> **Exercise task**
Reproduce the listing word for word. Skip any image.

> **Data section**
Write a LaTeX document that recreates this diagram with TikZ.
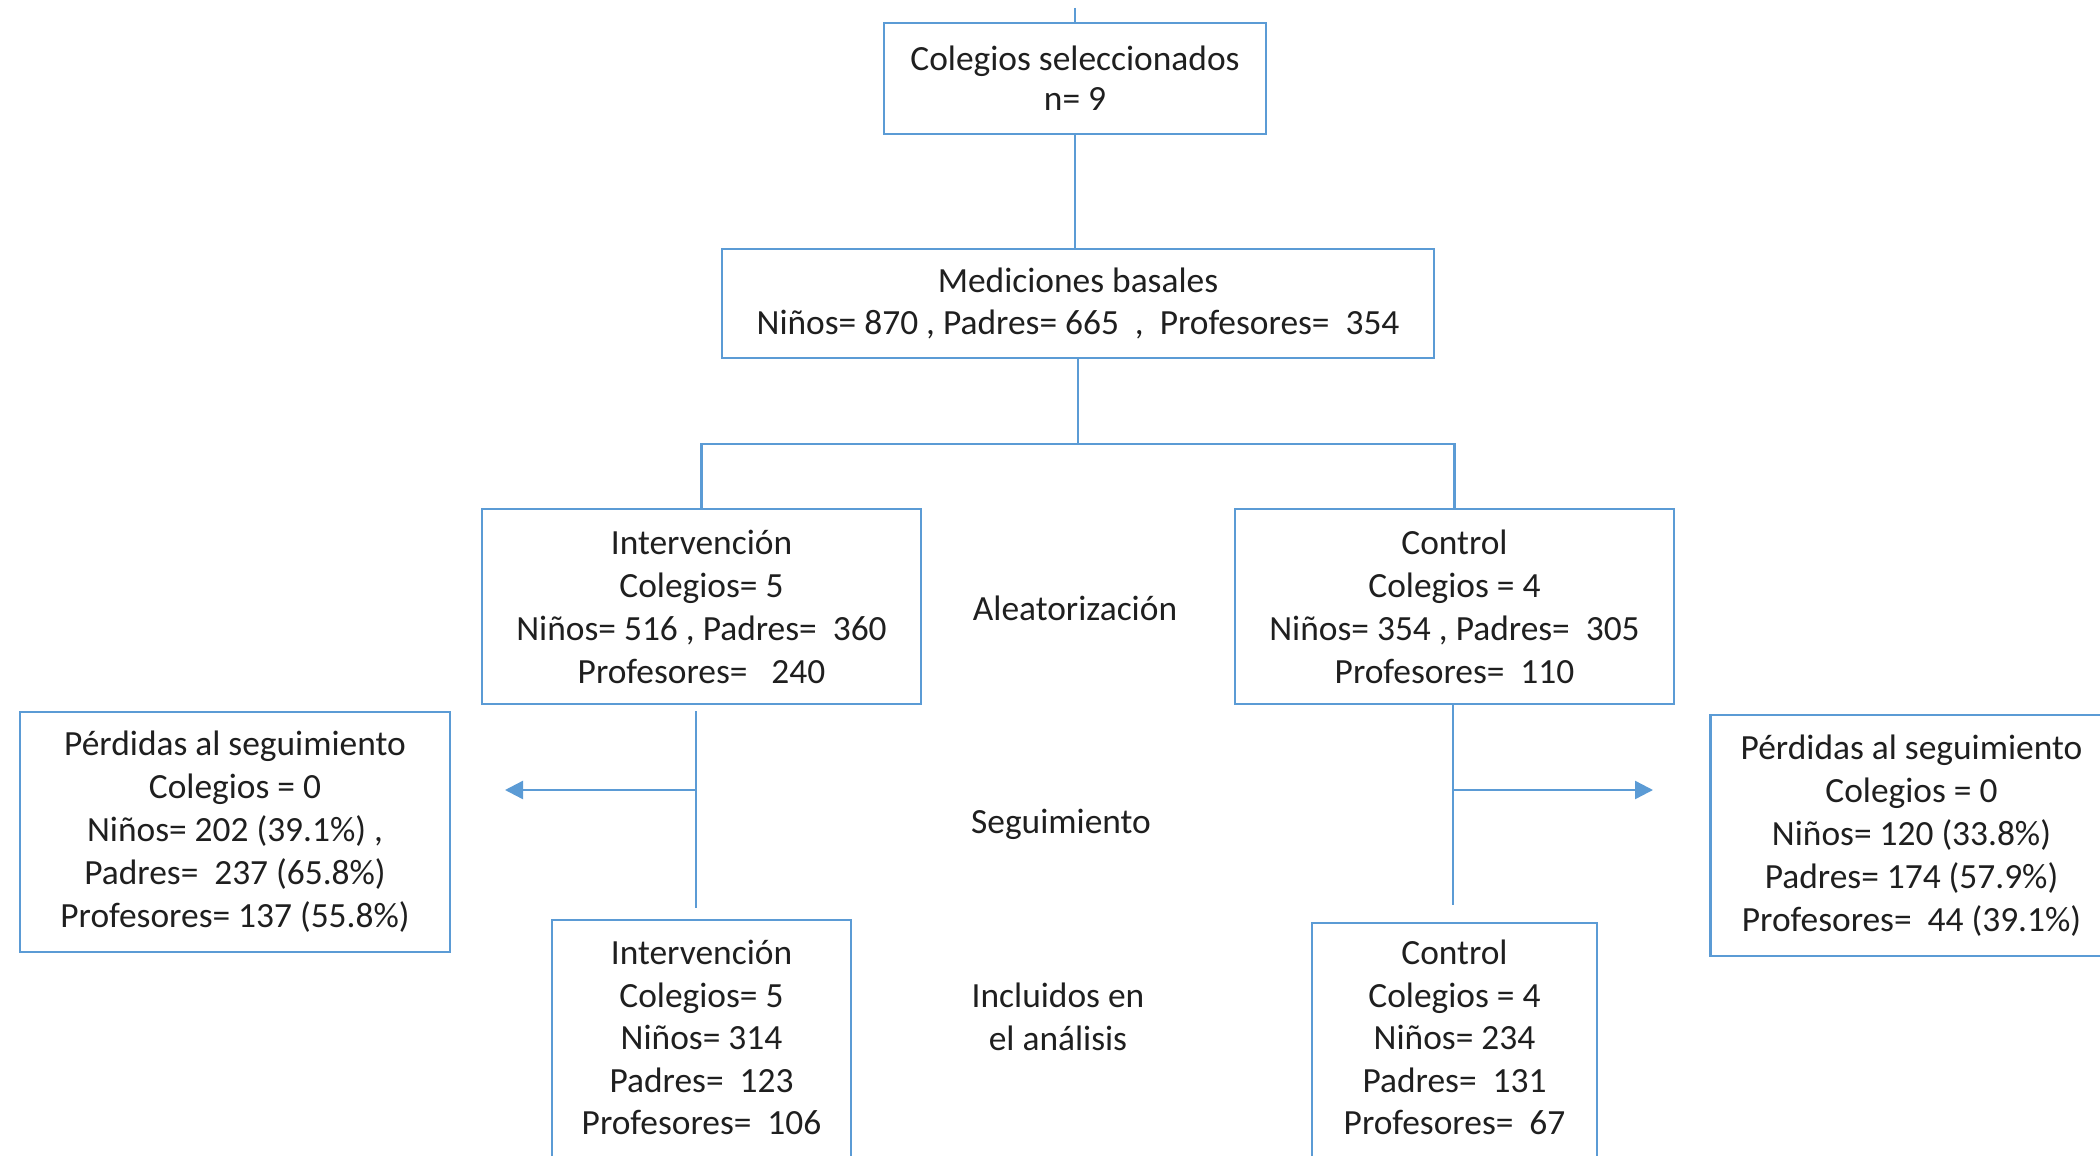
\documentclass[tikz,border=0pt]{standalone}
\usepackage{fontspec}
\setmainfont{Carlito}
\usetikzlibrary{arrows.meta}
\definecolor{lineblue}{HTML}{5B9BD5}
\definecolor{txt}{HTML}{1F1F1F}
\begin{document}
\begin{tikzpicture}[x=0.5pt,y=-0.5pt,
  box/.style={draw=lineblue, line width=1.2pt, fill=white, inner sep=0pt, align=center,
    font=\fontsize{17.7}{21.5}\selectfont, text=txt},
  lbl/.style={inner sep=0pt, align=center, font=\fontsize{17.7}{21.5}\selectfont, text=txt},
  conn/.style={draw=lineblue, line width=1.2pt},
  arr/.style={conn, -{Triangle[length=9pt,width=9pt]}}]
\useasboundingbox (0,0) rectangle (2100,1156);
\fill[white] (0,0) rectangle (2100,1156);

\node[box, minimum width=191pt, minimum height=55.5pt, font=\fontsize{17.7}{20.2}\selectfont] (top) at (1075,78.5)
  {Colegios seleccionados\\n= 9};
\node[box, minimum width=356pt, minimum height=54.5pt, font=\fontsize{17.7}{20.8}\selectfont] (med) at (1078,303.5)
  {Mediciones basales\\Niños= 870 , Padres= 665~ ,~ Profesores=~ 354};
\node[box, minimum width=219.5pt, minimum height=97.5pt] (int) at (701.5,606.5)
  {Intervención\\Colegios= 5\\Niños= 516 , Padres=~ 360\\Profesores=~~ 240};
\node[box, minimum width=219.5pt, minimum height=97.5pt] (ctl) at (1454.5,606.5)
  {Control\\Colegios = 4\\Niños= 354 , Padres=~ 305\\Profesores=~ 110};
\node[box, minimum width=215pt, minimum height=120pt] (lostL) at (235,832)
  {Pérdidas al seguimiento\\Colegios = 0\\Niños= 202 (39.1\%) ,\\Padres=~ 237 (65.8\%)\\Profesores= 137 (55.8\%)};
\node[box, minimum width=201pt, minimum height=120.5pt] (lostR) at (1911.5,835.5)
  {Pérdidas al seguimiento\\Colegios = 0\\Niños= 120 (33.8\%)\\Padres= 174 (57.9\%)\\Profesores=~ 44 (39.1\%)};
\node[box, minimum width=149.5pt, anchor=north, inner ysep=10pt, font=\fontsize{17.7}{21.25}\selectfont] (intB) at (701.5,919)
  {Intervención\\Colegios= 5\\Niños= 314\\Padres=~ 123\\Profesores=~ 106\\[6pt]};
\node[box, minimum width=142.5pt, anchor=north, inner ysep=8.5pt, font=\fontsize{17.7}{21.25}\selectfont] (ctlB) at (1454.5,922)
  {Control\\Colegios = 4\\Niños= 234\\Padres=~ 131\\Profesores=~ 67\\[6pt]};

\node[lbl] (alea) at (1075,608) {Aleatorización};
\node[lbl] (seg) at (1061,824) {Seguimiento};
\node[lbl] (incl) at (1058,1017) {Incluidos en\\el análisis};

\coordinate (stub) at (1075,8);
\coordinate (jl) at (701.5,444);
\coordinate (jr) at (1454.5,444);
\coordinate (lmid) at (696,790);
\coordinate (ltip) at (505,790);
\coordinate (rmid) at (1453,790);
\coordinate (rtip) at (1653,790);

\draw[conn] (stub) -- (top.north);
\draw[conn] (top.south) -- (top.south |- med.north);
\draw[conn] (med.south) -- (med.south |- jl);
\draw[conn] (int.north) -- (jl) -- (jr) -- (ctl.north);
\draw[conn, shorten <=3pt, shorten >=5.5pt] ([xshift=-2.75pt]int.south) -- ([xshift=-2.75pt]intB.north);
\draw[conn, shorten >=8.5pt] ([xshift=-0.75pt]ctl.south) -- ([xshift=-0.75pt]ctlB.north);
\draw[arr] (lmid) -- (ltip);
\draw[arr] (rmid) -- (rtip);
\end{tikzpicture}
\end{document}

> **Written response**
Write a LaTeX document that recreates this diagram with TikZ.
\documentclass[tikz,border=0pt]{standalone}
\usepackage{fontspec}
\setmainfont{Carlito}
\usetikzlibrary{arrows.meta}
\definecolor{lineblue}{HTML}{5B9BD5}
\definecolor{txt}{HTML}{1F1F1F}
\begin{document}
\begin{tikzpicture}[x=0.5pt,y=-0.5pt,
  box/.style={draw=lineblue, line width=1.2pt, fill=white, inner sep=0pt, align=center,
    font=\fontsize{17.7}{21.5}\selectfont, text=txt},
  lbl/.style={inner sep=0pt, align=center, font=\fontsize{17.7}{21.5}\selectfont, text=txt},
  conn/.style={draw=lineblue, line width=1.2pt},
  arr/.style={conn, -{Triangle[length=9pt,width=9pt]}}]
\useasboundingbox (0,0) rectangle (2100,1156);
\fill[white] (0,0) rectangle (2100,1156);

\node[box, minimum width=191pt, minimum height=55.5pt, font=\fontsize{17.7}{20.2}\selectfont] (top) at (1075,78.5)
  {Colegios seleccionados\\n= 9};
\node[box, minimum width=356pt, minimum height=54.5pt, font=\fontsize{17.7}{20.8}\selectfont] (med) at (1078,303.5)
  {Mediciones basales\\Niños= 870 , Padres= 665~ ,~ Profesores=~ 354};
\node[box, minimum width=219.5pt, minimum height=97.5pt] (int) at (701.5,606.5)
  {Intervención\\Colegios= 5\\Niños= 516 , Padres=~ 360\\Profesores=~~ 240};
\node[box, minimum width=219.5pt, minimum height=97.5pt] (ctl) at (1454.5,606.5)
  {Control\\Colegios = 4\\Niños= 354 , Padres=~ 305\\Profesores=~ 110};
\node[box, minimum width=215pt, minimum height=120pt] (lostL) at (235,832)
  {Pérdidas al seguimiento\\Colegios = 0\\Niños= 202 (39.1\%) ,\\Padres=~ 237 (65.8\%)\\Profesores= 137 (55.8\%)};
\node[box, minimum width=201pt, minimum height=120.5pt] (lostR) at (1911.5,835.5)
  {Pérdidas al seguimiento\\Colegios = 0\\Niños= 120 (33.8\%)\\Padres= 174 (57.9\%)\\Profesores=~ 44 (39.1\%)};
\node[box, minimum width=149.5pt, anchor=north, inner ysep=10pt, font=\fontsize{17.7}{21.25}\selectfont] (intB) at (701.5,919)
  {Intervención\\Colegios= 5\\Niños= 314\\Padres=~ 123\\Profesores=~ 106\\[6pt]};
\node[box, minimum width=142.5pt, anchor=north, inner ysep=8.5pt, font=\fontsize{17.7}{21.25}\selectfont] (ctlB) at (1454.5,922)
  {Control\\Colegios = 4\\Niños= 234\\Padres=~ 131\\Profesores=~ 67\\[6pt]};

\node[lbl] (alea) at (1075,608) {Aleatorización};
\node[lbl] (seg) at (1061,824) {Seguimiento};
\node[lbl] (incl) at (1058,1017) {Incluidos en\\el análisis};

\coordinate (stub) at (1075,8);
\coordinate (jl) at (701.5,444);
\coordinate (jr) at (1454.5,444);
\coordinate (lmid) at (696,790);
\coordinate (ltip) at (505,790);
\coordinate (rmid) at (1453,790);
\coordinate (rtip) at (1653,790);

\draw[conn] (stub) -- (top.north);
\draw[conn] (top.south) -- (top.south |- med.north);
\draw[conn] (med.south) -- (med.south |- jl);
\draw[conn] (int.north) -- (jl) -- (jr) -- (ctl.north);
\draw[conn, shorten <=3pt, shorten >=5.5pt] ([xshift=-2.75pt]int.south) -- ([xshift=-2.75pt]intB.north);
\draw[conn, shorten >=8.5pt] ([xshift=-0.75pt]ctl.south) -- ([xshift=-0.75pt]ctlB.north);
\draw[arr] (lmid) -- (ltip);
\draw[arr] (rmid) -- (rtip);
\end{tikzpicture}
\end{document}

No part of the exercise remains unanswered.